As I researched more it turns out that stumbleupon is selling on a CPV pricing model and charging a minimum 5 cent CPV…that’s $50 CPM!!! Needless to say, with that kind of pricing I was expecting a great product, boy was I mistaken.
The way it works is that people with the stumblupon toolbar/plugin surf around the Internet and thumbs up or thumbs down any given website they are on. This essentially creates a profile for stumbleupon to target against. Once users have “stumbledupon” enough sites it seems like they bucket the users into given interests and in turn sell those as demographics to target for advertisers. When the user with the stumbleupon toolbar/plugin click the “stumble!” button they are taken to a random advertisers site based on their personal interest.
I decided to give it a try just to see what $50CPM could yield my blog…I would have been better off burning the $20. $20 is a small test, but I wanted to see what the initial results would yield. 400 targeted impressions should give me decent insight into the quality of the traffic.

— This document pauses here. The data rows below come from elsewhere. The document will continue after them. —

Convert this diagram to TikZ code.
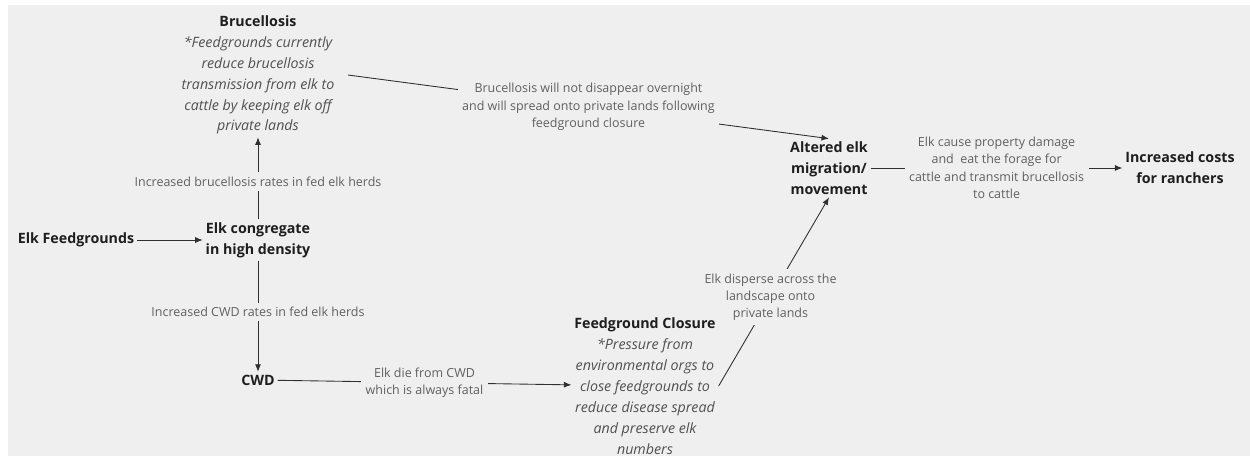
\documentclass[tikz,border=0pt]{standalone}
\usepackage{fontspec}
\setmainfont{Open Sans}
\usepackage{xcolor}
\definecolor{canvas}{HTML}{EFEFEF}
\definecolor{ink}{HTML}{1E1E1E}
\definecolor{note}{HTML}{505050}
\definecolor{muted}{HTML}{606060}
\definecolor{wire}{HTML}{303030}
\usetikzlibrary{arrows.meta,positioning,backgrounds}

\begin{document}
\begin{tikzpicture}[
    x=0.02cm, y=-0.02cm,
    >=Latex,
    every node/.style={align=center, inner sep=1.5pt},
    topic/.style={font=\fontsize{8.1}{11.9}\selectfont\bfseries, text=ink},
    topic_note/.style={font=\fontsize{8.1}{11.9}\selectfont\itshape, text=note},
    via/.style={font=\fontsize{7.1}{9.9}\selectfont, text=muted, fill=canvas, inner sep=2.5pt},
    link/.style={wire, line width=0.5pt},
    flow/.style={link, -{Latex[length=1.5mm, width=1.2mm]}}
]
  \useasboundingbox (0,0) rectangle (1250,456);

  % Disease chain
  \node[topic] (feedgrounds) at (76,240) {Elk Feedgrounds};
  \node[topic] (congregate) at (258,240) {Elk congregate\\in high density};
  \node[topic_note] (brucellosis) at (258,75) {{\upshape\bfseries\color{ink}Brucellosis}\\*Feedgrounds currently\\reduce brucellosis\\transmission from elk to\\cattle by keeping elk off\\private lands};
  \node[topic] (cwd) at (258,380) {CWD};

  % Closure and consequences
  \node[topic_note] (closure) at (645,386) {{\upshape\bfseries\color{ink}Feedground Closure}\\*Pressure from\\environmental orgs to\\close feedgrounds to\\reduce disease spread\\and preserve elk\\numbers};
  \node[topic] (migration) at (829,168) {Altered elk\\migration/\\movement};
  \node[topic] (costs) at (1180,168) {Increased costs\\for ranchers};

  % Connecting flows (behind the text)
  \begin{scope}[on background layer]
    \fill[canvas] (8,5) rectangle (1250,456);
    \draw[flow] (feedgrounds) -- (congregate);
    \draw[flow] (congregate) -- node[via, pos=0.46]{Increased brucellosis rates in fed elk herds} (brucellosis);
    \draw[flow] (congregate) -- node[via, pos=0.46]{Increased CWD rates in fed elk herds} (cwd);
    \draw[flow] (cwd) -- node[via]{Elk die from CWD\\which is always fatal} (closure);
    \draw[flow] ([xshift=6pt]brucellosis.east) -- node[via]{Brucellosis will not disappear overnight\\and will spread onto private lands following\\feedground closure} (migration.north);
    \draw[flow] (closure.east) -- node[via, pos=0.47]{Elk disperse across the\\landscape onto\\private lands} (migration.south);
    \draw[flow] (migration.east) -- node[via]{Elk cause property damage\\and\ \ eat the forage for\\cattle and transmit brucellosis\\to cattle} (costs);
  \end{scope}

\end{tikzpicture}
\end{document}
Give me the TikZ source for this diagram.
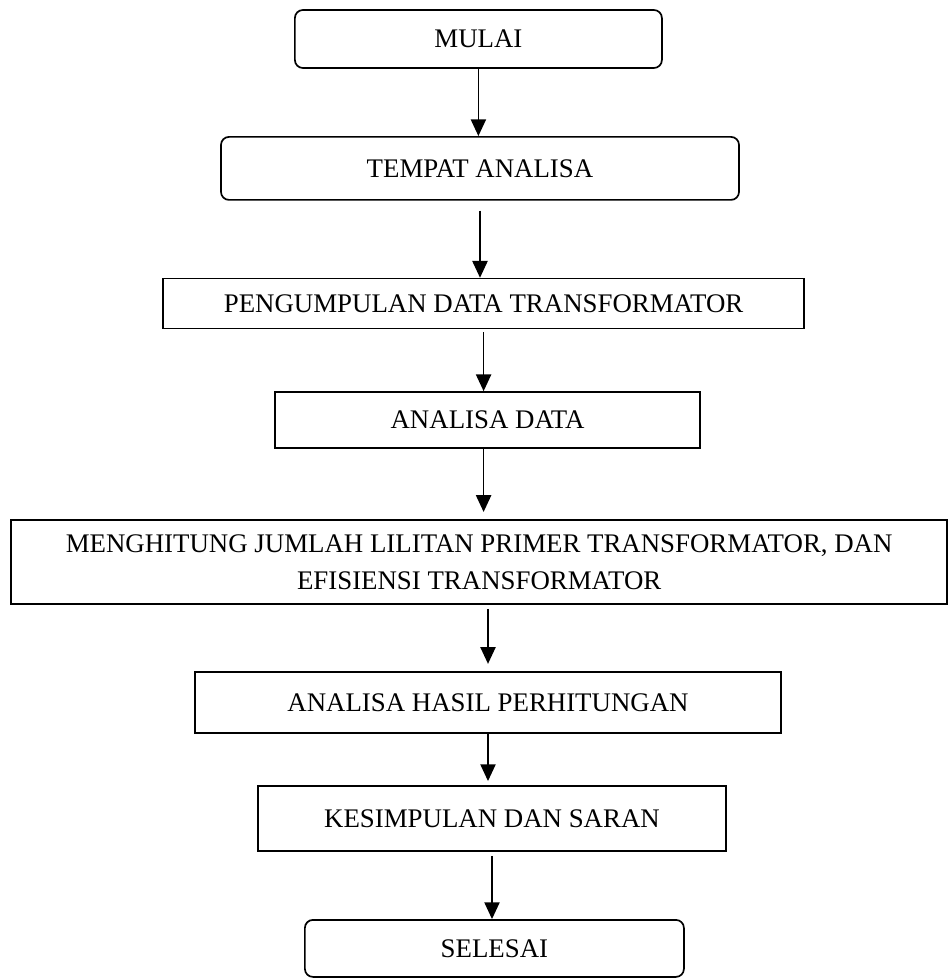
\documentclass[tikz,border=0pt]{standalone}
\usepackage{fontspec}
\setmainfont{Liberation Serif}
\usetikzlibrary{arrows.meta}

\tikzset{
  terminal/.style={draw, line width=1.2pt, rounded corners=0.2cm, inner sep=0pt, align=center},
  process/.style={draw, line width=1.2pt, inner sep=0pt, align=center},
  flow/.style={-{Triangle[length=0.42cm,width=0.38cm]}, line width=1.2pt},
}

\begin{document}
\begin{tikzpicture}[font=\fontsize{19.1}{26.3}\selectfont]

\useasboundingbox (0,0) rectangle (23.775,-24.45);

\node [terminal, minimum width=9.175cm, minimum height=1.45cm]  (fc-mulai) at (11.96,-0.975) {MULAI};
\node [terminal, minimum width=12.95cm, minimum height=1.575cm] (fc-tempat) at (12.0,-4.21) {TEMPAT ANALISA};
\draw [flow]   (fc-mulai.south) -- (fc-mulai.south |- fc-tempat.north);

\node [process, minimum width=16.03cm, minimum height=1.25cm] (fc-kumpul) at (12.09,-7.59) {PENGUMPULAN DATA TRANSFORMATOR};
\draw [flow, shorten <=0.25cm]   (fc-tempat.south) -- (fc-tempat.south |- fc-kumpul.north);

\node [process, minimum width=10.63cm, minimum height=1.4cm] (fc-analisa) at (12.19,-10.5) {ANALISA DATA};
\draw [flow, shorten <=0.07cm]   (fc-kumpul.south) -- (fc-kumpul.south |- fc-analisa.north);

\node [process, minimum width=23.4cm, minimum height=2.1cm] (fc-hitung) at (11.98,-14.05)
  {MENGHITUNG JUMLAH LILITAN PRIMER TRANSFORMATOR, DAN\\EFISIENSI TRANSFORMATOR};
\draw [flow, shorten >=0.18cm]   (fc-kumpul.south |- fc-analisa.south) -- (fc-kumpul.south |- fc-hitung.north);

\node [process, minimum width=14.65cm, minimum height=1.525cm] (fc-hasil) at (12.2,-17.56) {ANALISA HASIL PERHITUNGAN};
\draw [flow, shorten <=0.1cm, shorten >=0.18cm]   (fc-hasil.north |- fc-hitung.south) -- (fc-hasil.north);

\node [process, minimum width=11.7cm, minimum height=1.625cm] (fc-simpul) at (12.3,-20.46) {KESIMPULAN DAN SARAN};
\draw [flow, shorten >=0.1cm]   (fc-hasil.south) -- (fc-hasil.south |- fc-simpul.north);

\node [terminal, minimum width=9.475cm, minimum height=1.425cm] (fc-selesai) at (12.36,-23.71) {SELESAI};
\draw [flow, shorten <=0.1cm]   (fc-simpul.south) -- (fc-simpul.south |- fc-selesai.north);

\end{tikzpicture}
\end{document}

The results were 8 people out of 400 impressions “liking” my website and an average duration on site of 14 seconds. Not good by any means and leads me to believe that people aren’t really that interested when they stumble. I was targeted to the “SEO” section, so it was targeted, but I guess I was hoping for more considering the $50CPM.
A few specific things I don’t like which I think can be attributed to this being a new business for them are:
- No hourly caps – I was able to set a cap, but only on a daily basis, so I did $5 a day probably in the first few minutes of the day. Broken down hourly would allow a better flow of traffic with the natural patterns of internet traffic throughout the day.

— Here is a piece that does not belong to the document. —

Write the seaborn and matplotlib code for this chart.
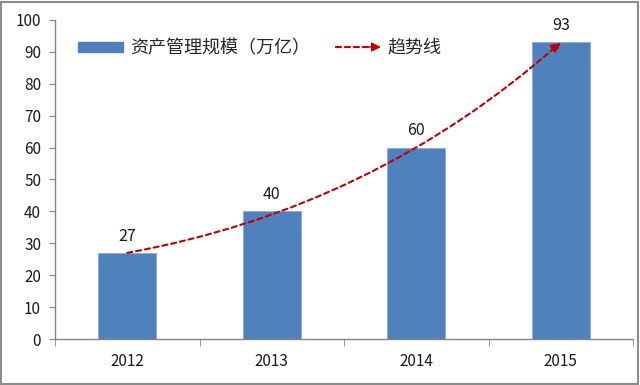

- Confusing interface – While the layout is visually nice, the actual functionality leaves much to be desired. I found myself clicking all around to find something as simple as campaign details…I am still clicking.
- Unclear definitions – Now this could be due to not being a hardcore stumbleupon user, but I have no clue what the score means. I somehow have a 89% score, but there is no defintion as to what that even means. When you click on the 89% it takes you to the stumblupon homepage for your domain. Even when I got there I couldn’t figure out where the 89% was derived from.
- Different budgets – There is a campaign budget and an account budget. While I think the ability to control spend is always good, this should be handled only on the campaign level. An advertiser should be smart enough to manage their spends on a campaign level, so this was just a bit confusing.
Conclusion: All in all, I think stumbleupon has a good start to something that could do well, but I think the price point of $50CPM is a bit high given the unpolished interface and definitions. At this point I would still stick to other CPV networks for promtion for the mere fact that they are cheaper, have better interfaces, and are more established.